Nicholson pleaded guilty to possession of cocaine and is serving a 10-year sentence. He is scheduled for release in October 2021.

In a second case being challenged, Gladstone and Louvado said they received information that a man named Eric Griffin was a heroin dealer, looked him up in police databases and saw that his driving privileges were suspended. They then pulled him over to arrest him, searched his car and said they found small baggies of heroin and $1,000 in cash.

They parlayed that stop into a search warrant for a home and said they recovered additional drugs and a gun.
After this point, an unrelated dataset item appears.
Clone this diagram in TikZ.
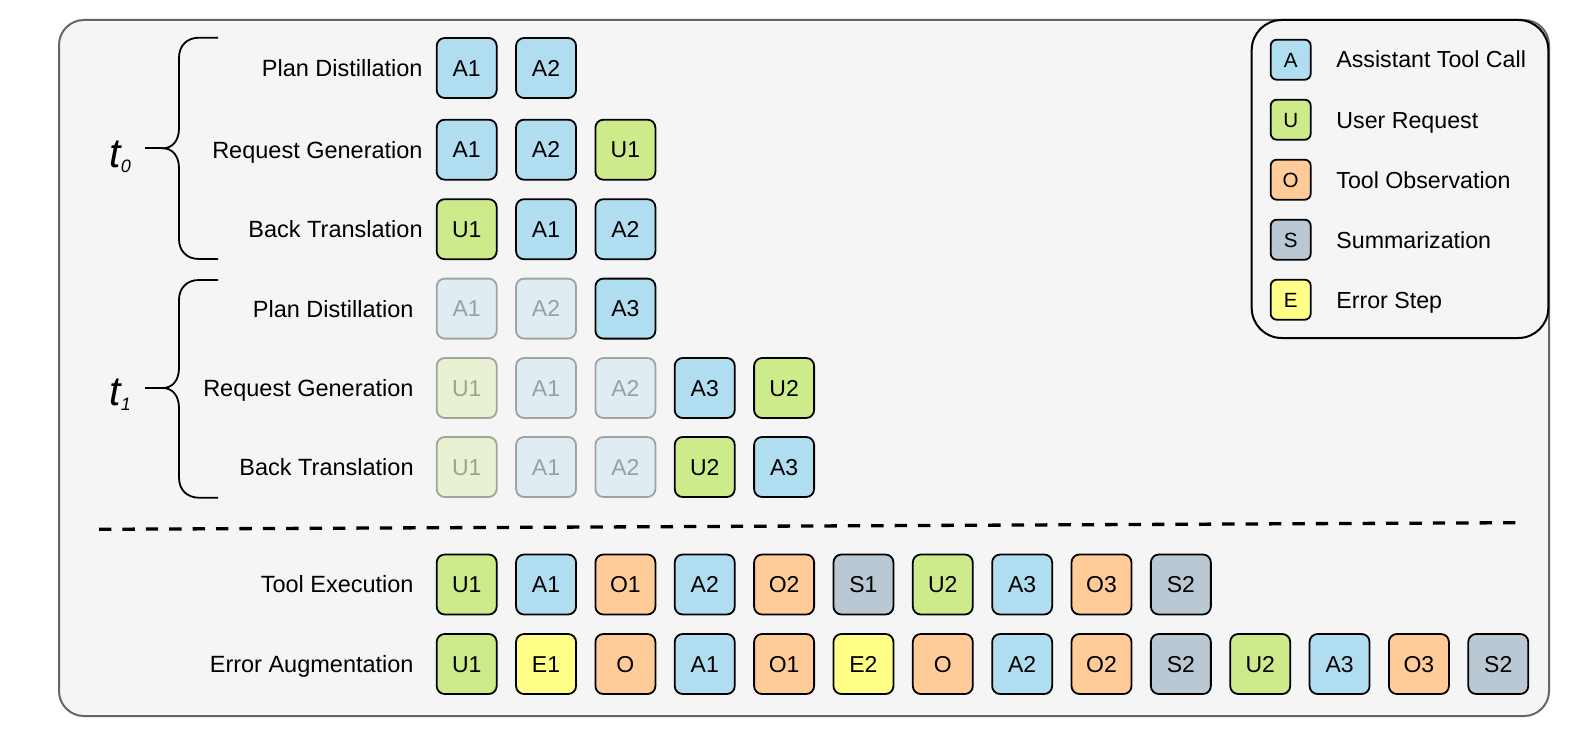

Griffin received 12-and-a-half years in prison and was released in July, but remains under supervision.

A third defendant, Bishme Walker, is serving a nearly 22-year sentence. The fourth, Timothy Claridy is serving 20 years. Walker and Claridy both took their cases to trial.

“I find Detective Gladstone to be credible,” U.S. District Judge Richard D. Bennett said after denying defense motions in Claridy’s case.

Patel, the federal public defender, said the U.S. Attorney’s Office agreed to give the four defendants up to a year to make arguments for why their cases should be overturned. Patel said he hopes the federal prosecutors will work out resolutions in the cases.

“They’re the ones who brought the indictment - they know of Gladstone’s wrongdoing,” Patel said. “We’re really hoping that they sit down with us and we can talk about these cases, and that we get some justice for our clients.”